Taste wise? Fine. Safe? Perfectly. It was the texture that was horrid - total mush. I remember being so excited when we could open the first jar, and being so utterly disappointed that we wasted so much time and an entire case of cucumbers on what turned out to be totally inedible crap.
We know now that our problem was a combination of using the wrong cucumbers (waxy English ones as opposed to pickling ones) and not using pickle crisp.
But before I go head first into full canning of pickles for long-term preservation, I wanted to try my hand at refrigerator pickles. Plus, thanks to my sweet husband, I had some adorable throwback Ball pint jars to use.
I used Ball's recipe for dill slices, but cut my cucumbers in spears, since I don't eat pickles on sandwiches.
I believe the cucumbers we were able to get from my grandparents' garden were close enough cousins to pickling cucumbers that we could take a chance with them. (The shine is from water and the overhead light in our kitchen, not wax.)
After cooking down some white vinegar (with an acidity of at least 5%), water, sugar, pickling spice and canning salt, you soak the cucumbers in the mixture for a half hour.
While they are soaking, you prepare the jars with the other spice mixture and some garlic cloves, plus the pickle crisper. This recipe doesn't call for pickle crisper, but I'm not taking chances this time around, and it won't hurt anything. So in it went.

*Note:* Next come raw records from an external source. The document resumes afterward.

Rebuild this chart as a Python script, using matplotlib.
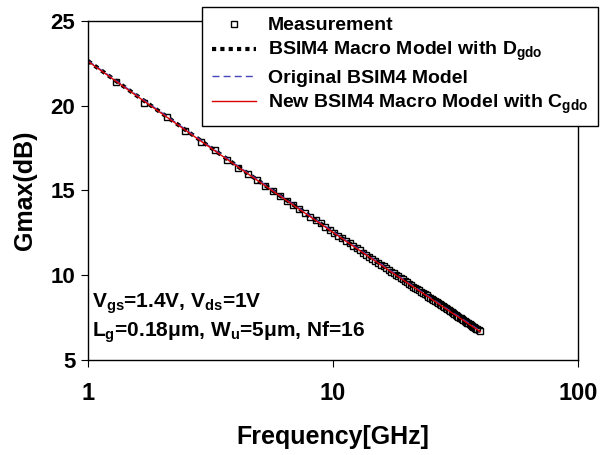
import numpy as np
import matplotlib
matplotlib.use('Agg')
import matplotlib.pyplot as plt

plt.rcParams['font.family'] = ['Liberation Sans', 'DejaVu Sans']
plt.rcParams['font.weight'] = 'bold'
plt.rcParams['mathtext.fontset'] = 'custom'
plt.rcParams['mathtext.rm'] = 'Liberation Sans:bold'
plt.rcParams['mathtext.it'] = 'Liberation Sans:bold'
plt.rcParams['mathtext.bf'] = 'Liberation Sans:bold'

# measured sweep (GHz) and Gmax (dB)
f_meas = [1.3, 1.7, 2.1, 2.5, 2.9, 3.3, 3.7, 4.1, 4.5, 4.9, 5.3, 5.7, 6.1, 6.5, 6.9,
          7.3, 7.7, 8.1, 8.5, 8.9, 9.3, 9.7, 10.1, 10.5, 10.9, 11.3, 11.7, 12.1, 12.5,
          12.9, 13.3, 13.7, 14.1, 14.5, 14.9, 15.3, 15.7, 16.1, 16.5, 16.9, 17.3, 17.7,
          18.1, 18.5, 18.9, 19.3, 19.7, 20.1, 20.5, 20.9, 21.3, 21.7, 22.1, 22.5, 22.9,
          23.3, 23.7, 24.1, 24.5, 24.9, 25.3, 25.7, 26.1, 26.5, 26.9, 27.3, 27.7, 28.1,
          28.5, 28.9, 29.3, 29.7, 30.1, 30.5, 30.9, 31.3, 31.7, 32.1, 32.5, 32.9, 33.3,
          33.7, 34.1, 34.5, 34.9, 35.3, 35.7, 36.1, 36.5, 36.9, 37.3, 37.7, 38.1, 38.5,
          38.9, 39.3, 39.7]
g_meas = [21.40, 20.18, 19.34, 18.50, 17.85, 17.36, 16.80, 16.35, 15.95, 15.60, 15.27,
          14.95, 14.66, 14.40, 14.13, 13.90, 13.66, 13.45, 13.24, 13.05, 12.85, 12.68,
          12.50, 12.34, 12.18, 12.03, 11.88, 11.73, 11.60, 11.46, 11.33, 11.20, 11.08,
          10.96, 10.85, 10.73, 10.62, 10.52, 10.41, 10.31, 10.21, 10.11, 10.02, 9.93,
          9.83, 9.75, 9.66, 9.57, 9.49, 9.41, 9.33, 9.25, 9.17, 9.10, 9.02, 8.95, 8.88,
          8.81, 8.74, 8.67, 8.60, 8.54, 8.47, 8.41, 8.34, 8.28, 8.22, 8.16, 8.10, 8.04,
          7.98, 7.93, 7.87, 7.81, 7.76, 7.71, 7.65, 7.60, 7.55, 7.50, 7.45, 7.40, 7.35,
          7.30, 7.25, 7.20, 7.15, 7.11, 7.06, 7.02, 6.97, 6.93, 6.88, 6.84, 6.80, 6.75,
          6.71]

# simulated curves
f_sim = [1, 1.5, 2, 3, 4, 5, 6, 8, 10, 12, 15, 20, 25, 30, 35, 40]
g_dgdo = [22.64, 20.83, 19.56, 17.77, 16.51, 15.54, 14.75, 13.51, 12.55, 11.77,
          10.82, 9.59, 8.65, 7.88, 7.24, 6.68]
g_orig = [22.66, 20.86, 19.59, 17.80, 16.54, 15.57, 14.78, 13.54, 12.58, 11.80,
          10.85, 9.62, 8.68, 7.91, 7.27, 6.71]
g_cgdo = [22.62, 20.81, 19.54, 17.75, 16.49, 15.52, 14.73, 13.49, 12.53, 11.75,
          10.80, 9.57, 8.63, 7.86, 7.22, 6.66]

labels = ['Measurement',
          r'BSIM4 Macro Model with D$_{\mathbf{gdo}}$',
          'Original BSIM4 Model',
          r'New BSIM4 Macro Model with C$_{\mathbf{gdo}}$']

fig = plt.figure(figsize=(6.02, 4.55), dpi=100)
ax = fig.add_axes([0.146, 0.209, 0.814, 0.745])

h0, = ax.plot(f_meas, g_meas, 's', mfc='white', mec='black', ms=5, mew=1.0,
              linestyle='none')
h1, = ax.plot(f_sim, g_dgdo, color='black', lw=3.0, linestyle=(0, (1, 1)))
h2, = ax.plot(f_sim, g_orig, color='#4444bb', lw=1.0, linestyle=(0, (5, 3)))
h3, = ax.plot(f_sim, g_cgdo, color='#dd0000', lw=1.0)

ax.set_xscale('log')
ax.set_xlim(1, 100)
ax.set_ylim(5, 25)
ax.set_xticks([1, 10, 100])
ax.set_xticklabels(['1', '10', '100'])
ax.xaxis.set_minor_locator(matplotlib.ticker.NullLocator())
ax.set_yticks([5, 10, 15, 20, 25])
ax.tick_params(axis='x', labelsize=17, direction='out', length=5, pad=11)
ax.tick_params(axis='y', labelsize=16, direction='out', length=5, pad=4)
for s in ax.spines.values():
    s.set_linewidth(1.0)

ax.set_xlabel('Frequency[GHz]', fontsize=18, fontweight='bold', labelpad=14)
ax.set_ylabel('Gmax(dB)', fontsize=18, fontweight='bold', labelpad=10)

ax.text(0.008, 0.153, r'V$_{\mathrm{gs}}$=1.4V, V$_{\mathrm{ds}}$=1V',
        transform=ax.transAxes, fontsize=15, fontweight='bold', va='baseline')
ax.text(0.008, 0.068, r'L$_{\mathrm{g}}$=0.18μm, W$_{\mathrm{u}}$=5μm, Nf=16',
        transform=ax.transAxes, fontsize=15, fontweight='bold', va='baseline')

leg = fig.legend([h0, h1, h2, h3], labels, loc='upper left',
                 bbox_to_anchor=(202 / 602, 1 - 7 / 455), fontsize=14,
                 frameon=True, fancybox=False, framealpha=1, edgecolor='black',
                 handlelength=2.3, handletextpad=0.6, labelspacing=0.3,
                 borderpad=0.5, borderaxespad=0)
leg.get_frame().set_linewidth(1.0)

fig.savefig('out.png', dpi=100)
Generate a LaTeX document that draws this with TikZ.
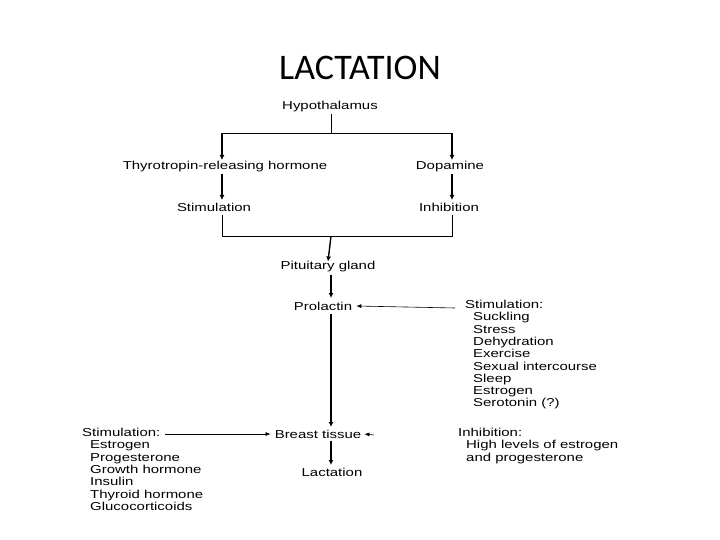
\documentclass[tikz,border=0pt]{standalone}
\usepackage{fontspec}
\setmainfont{Liberation Sans}[FakeStretch=1.3]
\newfontfamily\titlefont{Carlito}
\begin{document}
\begin{tikzpicture}[x=1pt,y=-1pt,
  lbl/.style={inner sep=0pt,font=\fontsize{11.5}{12.3}\selectfont},
  lst/.style={lbl,align=left,anchor=north west},
  arr/.style={-{Latex[length=5pt,width=5pt]},line width=1.4pt},
  thin/.style={-{Latex[length=5pt,width=4pt]},line width=0.6pt},
  ln/.style={line width=0.8pt}]
\usetikzlibrary{arrows.meta}
\useasboundingbox (0,0) rectangle (720,540);
\node[inner sep=0pt,font=\titlefont\fontsize{36}{40}\selectfont] (title) at (360,68) {LACTATION};
\node[lbl] (hyp) at (330,107) {Hypothalamus};
\node[lbl] (trh) at (225,167) {Thyrotropin-releasing hormone};
\node[lbl] (dop) at (450,167) {Dopamine};
\node[lbl] (stim) at (214,207) {Stimulation};
\node[lbl] (inh) at (449,207) {Inhibition};
\node[lbl] (pit) at (328,267) {Pituitary gland};
\node[lbl] (pro) at (323,306) {Prolactin};
\node[lbl] (bre) at (318,434) {Breast tissue};
\node[lbl] (lac) at (332,472) {Lactation};
\node[lst] (rs) at (465,300) {Stimulation:\\\hspace*{8pt}Suckling\\\hspace*{8pt}Stress\\\hspace*{8pt}Dehydration\\\hspace*{8pt}Exercise\\\hspace*{8pt}Sexual intercourse\\\hspace*{8pt}Sleep\\\hspace*{8pt}Estrogen\\\hspace*{8pt}Serotonin (?)};
\node[lst] (ls) at (82,428) {Stimulation:\\\hspace*{8pt}Estrogen\\\hspace*{8pt}Progesterone\\\hspace*{8pt}Growth hormone\\\hspace*{8pt}Insulin\\\hspace*{8pt}Thyroid hormone\\\hspace*{8pt}Glucocorticoids};
\node[lst] (ri) at (458,428) {Inhibition:\\\hspace*{8pt}High levels of estrogen\\\hspace*{8pt}and progesterone};
\coordinate (br1) at (222,133);
\coordinate (br2) at (452,133);
\coordinate (j1) at (222,236);
\coordinate (j2) at (452,236);
\coordinate (ia) at (374,435);
\draw[ln] (331,114) -- (331,133);
\draw[ln] (br1) -- (br2);
\draw[arr] (br1) -- (222,160);
\draw[arr] (br2) -- (452,160);
\draw[arr] (222,174) -- (222,200);
\draw[arr] (452,174) -- (452,200);
\draw[ln] (222,215) -- (j1) -- (j2) -- (452,215);
\draw[arr] (331,236) -- (pit.north);
\draw[arr] (331,275) -- (331,298);
\draw[arr] (331,314) -- (331,427);
\draw[arr] (331,441) -- (331,465);
\draw[thin] (rs.west |- pro) ++(-10,2) -- ([xshift=4pt]pro.east);
\draw[thin] (165,434) -- ([xshift=-4pt]bre.west);
\draw[thin] (ia) -- ([xshift=3pt]bre.east);
\end{tikzpicture}
\end{document}
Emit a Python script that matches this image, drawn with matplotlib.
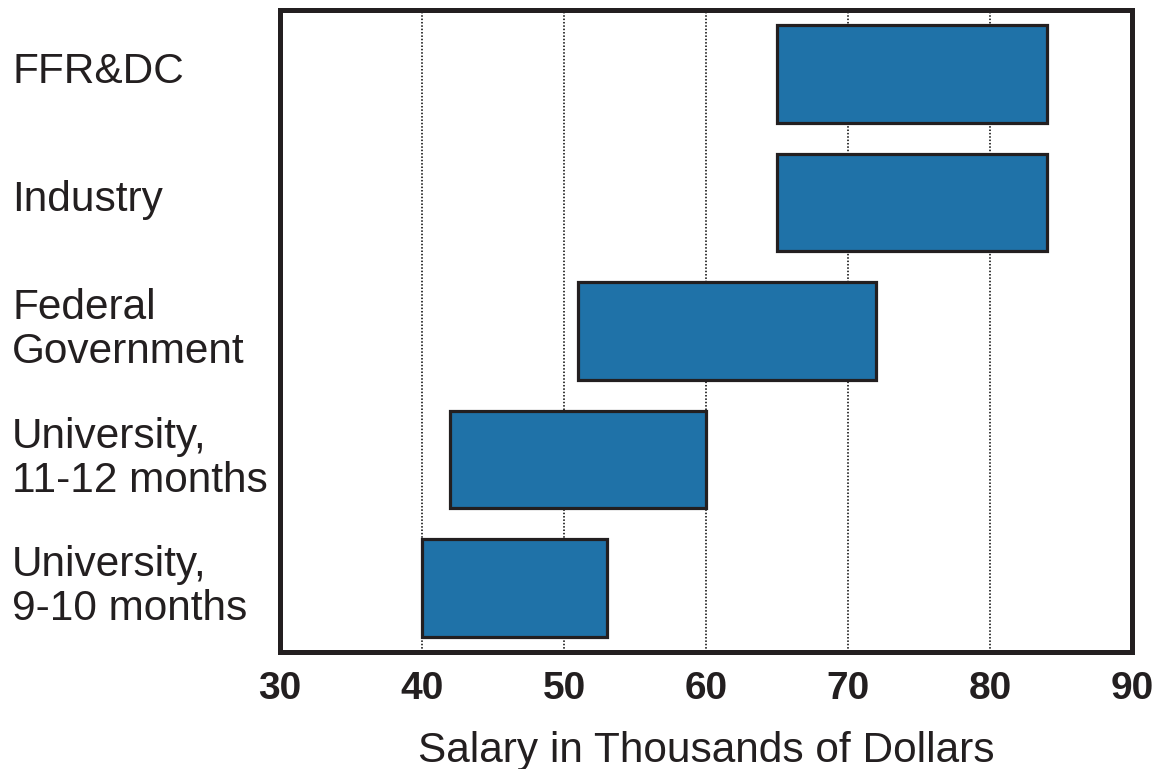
import matplotlib
matplotlib.use('Agg')
import matplotlib.pyplot as plt
import matplotlib.transforms as mtransforms

# salary ranges (thousands of dollars)
groups = ['FFR&DC', 'Industry', 'Federal\nGovernment',
          'University,\n11-12 months', 'University,\n9-10 months']
low = [65, 65, 51, 42, 40]
high = [84, 84, 72, 60, 53]
xticks = [30, 40, 50, 60, 70, 80, 90]

plt.rcParams['font.family'] = ['Liberation Sans', 'DejaVu Sans']

fig = plt.figure(figsize=(11.56, 7.69), dpi=100)
ax = fig.add_axes([280/1156, 1-652/769, 852/1156, 642/769])

ypos = list(range(len(groups)))
widths = [h - l for l, h in zip(low, high)]
ax.barh(ypos, widths, left=low, height=0.76, color='#1f72a8',
        edgecolor='#231f20', linewidth=2.3, zorder=3)

ax.set_xlim(30, 90)
ax.set_ylim(len(groups) - 0.5, -0.5)
ax.set_xticks(xticks)
ax.set_xticklabels([str(t) for t in xticks], fontsize=28, fontweight='bold',
                   color='#231f20')
ax.set_yticks(ypos)
ax.set_yticklabels(groups, fontsize=30.5, color='#231f20', ha='left',
                   linespacing=1.12)
ax.tick_params(axis='x', length=0, pad=14)
ax.tick_params(axis='y', length=0, pad=268*72/100)

# nudge the category labels up a little
shift = mtransforms.ScaledTranslation(0, 7/100, fig.dpi_scale_trans)
for lab in ax.get_yticklabels():
    lab.set_transform(lab.get_transform() + shift)

ax.grid(axis='x', color='black', linestyle=(0, (1, 1.2)), linewidth=1.1, zorder=0)
ax.set_axisbelow(True)
for s in ax.spines.values():
    s.set_linewidth(3.6)
    s.set_color('#231f20')

ax.set_xlabel('Salary in Thousands of Dollars', fontsize=30.5, color='#231f20',
              labelpad=17)

fig.savefig('out.png', dpi=100)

The jars are packed with cucumber spears, making sure to leave at least a half an inch head space. I had just enough cucumbers to fill the 5 pints the recipe intended.
After filling the jars with the appropriate amount of leftover brine, use a lid and band to close the jar, and stick them in the refrigerator to sit for at least 2 weeks. (I might have to start a pickle countdown.) They will stay good for 3 months in the fridge. Hopefully they will taste good enough to want to keep them all!